De man heeft vanaf de datum van zijn faillissement geen enkele bijdrage voldaan, zodat een nihilstelling per datum faillissement niet leidt tot een terugbetalingsverplichting zijdens de vrouw, die gedurende de gehele periode een bijstandsuitkering voor haar en de kinderen heeft ontvangen. In dit licht bezien deelt het hof de stelling van de vrouw, dat aan haar zijde sprake is van ingrijpende financiële gevolgen indien de onderhoudsbijdragen met ingang van 27 december 2011 op nihil worden gesteld, niet.

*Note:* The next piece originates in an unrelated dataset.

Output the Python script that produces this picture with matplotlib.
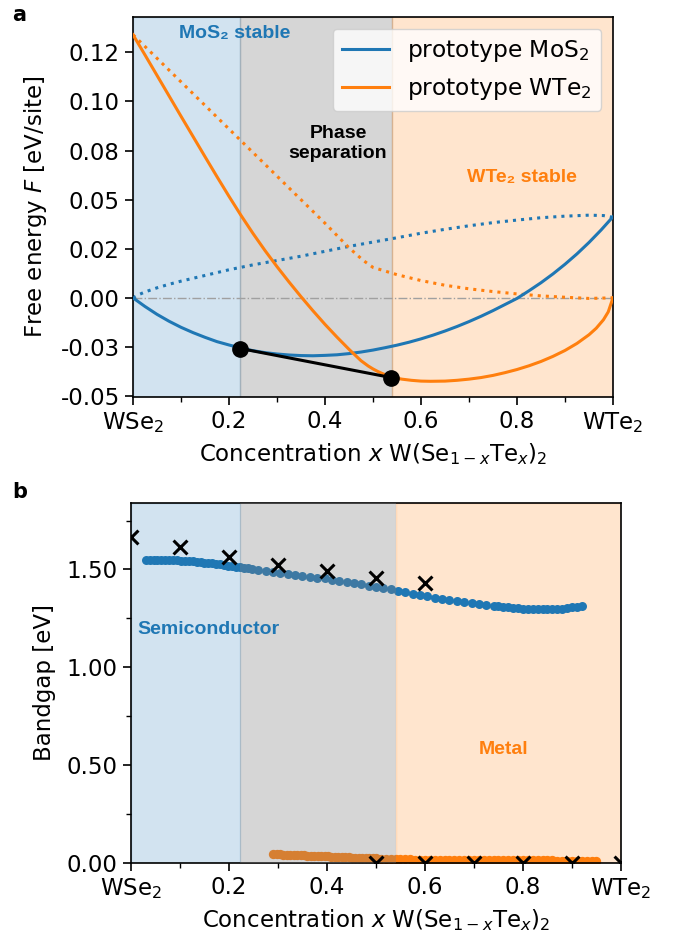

Het hof zal de door de man te betalen kinderbijdrage dan ook per datum faillissement op nihil stellen.
3.11.
De beschikking waarvan beroep dient dus gedeeltelijk te worden vernietigd. Voor de leesbaarheid zal het hof de beschikking echter geheel vernietigen.

4.De beslissing

Het hof:
vernietigt de beschikking van de rechtbank Oost-Brabant van 21 oktober 2014,
en opnieuw rechtdoende:
wijzigt de beschikking van 1 september 2009 van dit hof, in die zin dat de daarbij vastgestelde bijdrage in de kosten van verzorging en opvoeding van [minderjarige 1] , geboren op [geboortedatum] 2002 te [geboorteplaats] en [minderjarige 2] , geboren op [geboortedatum] 2004 te [geboorteplaats] , door de man te voldoen, met ingang van 27 december 2011 op nihil wordt gesteld;
Deze beschikking is gegeven door mrs. J.H.J.M. Mertens-Steeghs, C.D.M. Lamers en H.M.A.W. Erven en in het openbaar uitgesproken op 15 oktober 2015.